The course notes of machine learning foundations enrolled in Coursera.

## Week-01

\begin{align} \text{positive } +1 \quad & \sum_{i=1}^d w_i x_i > \text{threshold} \\ \text{negative } -1 \quad & \sum_{i=1}^d w_i x_i < \text{threshold} \end{align} \begin{align} h(x) &= \text{sign}\left(\left(\sum_{i=1}^d w_i x_i\right) - \text{threshold}\right) \\ &= \text{sign}\left(\sum_{i=0}^d w_i x_i\right) \\ &= \text{sign} (w^T x) \end{align}

Perceptron Learning Algorithm 的直观解释就是用预测出错的实例 $$(x_{n(t)}, y_{n(t)})$$ 更新 $$w$$,

$w_{t+1} \leftarrow w_{t} + y_{n(t)}x_{n(t)}$

• claim 1: $$w_f^T w_t$$ is increasing by updating with any $$(x_{n(t)}, y_{n(t)})$$

\begin{align} w_f^T w_{t+1} &= w_f^T (w_t + y_{n(t)} x_{n(t)}) \\ & \ge w_f^T w_t + \min _n y_n w_f^T x_n \\ & > w_f^T w_t, \\ \frac{w_f^T w_{T}}{\|w_f\|} &\ge \rho T, \quad \rho = \min_n \frac{y_n w_f^T x_n}{\|w_f\|}. \end{align}
• claim 2: $$\|w_T\|^2 \leq T \cdot \text{constant}$$

\begin{align} \|w_{t+1} \|^2 &= \| w_t + y_{n(t)} x_{n(t)} \|^2 \\ &= \|w_t\|^2 + 2 y_{n(t)} w_t^T x_{n(t)} + \| y_{n(t)} x_{n(t)}\|^2 \\ &\leq \|w_t\|^2 + \max_{n} \| x_n\|^2,\\ \|w_{T} \|^2 &\leq T R^2, \quad R^2 = \max_n \| x_n \|^2. \end{align}

\begin{align} \frac{w_f^T w_{T}}{\|w_f\| \| w_T \|} &\ge \frac{\rho}{R} \sqrt{T}. \end{align}

Perceptron 优化的一般形式

$w_g = \text{argmin} \sum_{n=1}^N I\{y_n \neq \text{sign}(w^T x_n) \}.$

PLA 的迭代更新也可以通过求解如下代价函数的梯度得到

$\text{cost}(w) = \sum_{n=1}^N \max(0, -y_n w^T x_n).$

## Week-02

$f: \mathcal{X} \rightarrow \mathcal{Y}$

$$f$$ 为待学习的未知函数，input space is $$\mathcal{X}$$, output space $$\mathcal{Y} \in \{-1, +1\}$$,因此对于有 $$N$$ 个样本的输入可能的 $$f$$ 会有 $$2^N$$ 个。
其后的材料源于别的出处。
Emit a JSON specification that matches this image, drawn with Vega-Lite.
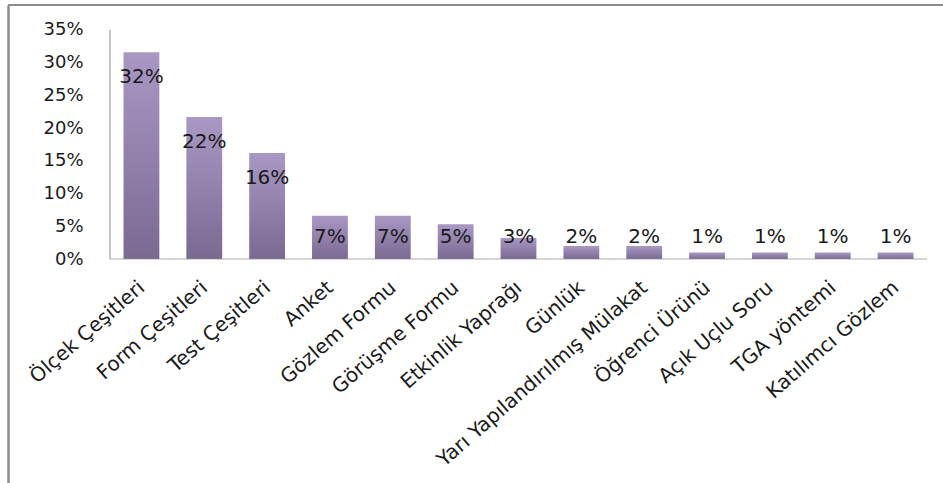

$(x_1, y_1), (x_2, y_2), \ldots, (x_N, y_N)$

$\mathcal{H} = \{h_1, h_2, \ldots, h_M\}$

$E_{\text{in}} = \frac{1}{N} \sum_{n=1}^N I \{h(x_n) \neq f(x_n) \}$

$E_{\text{out}} = \mathbb{P} [h(x) \neq f(x) ]$

Hoeffding Inequality 是关于，从随机抽样的样本与数据的整体分布偏差的上界估计。设数据的整体分布 (bin) 为 $$\mu$$，从数据中随机独立抽样 $$N$$ 个样本计算出分布为 $$\nu$$，那么

$\mathbb{P}[\vert \nu - \mu \vert > \epsilon] \leq 2 e^{-2 \epsilon^2 N} \quad \text{for any}~ \epsilon > 0$

$w(t+1) \leftarrow w(t) + \eta \cdot y(t) x(t)$

## Week-03

$\mathbb{P}[\vert E_\text{in}(g) - E_\text{out}(g) \vert > \epsilon] \leq 2 M \exp(-2 \epsilon^2 N) \quad \text{for any}~ \epsilon > 0$

$$M$$ is $$\vert \mathcal{H} \vert$$，因为不等式的右端是 $$M$$ 个 Hypothesis 上界的简单叠加，因此过于 loose，我们希望寻求更紧致的上界。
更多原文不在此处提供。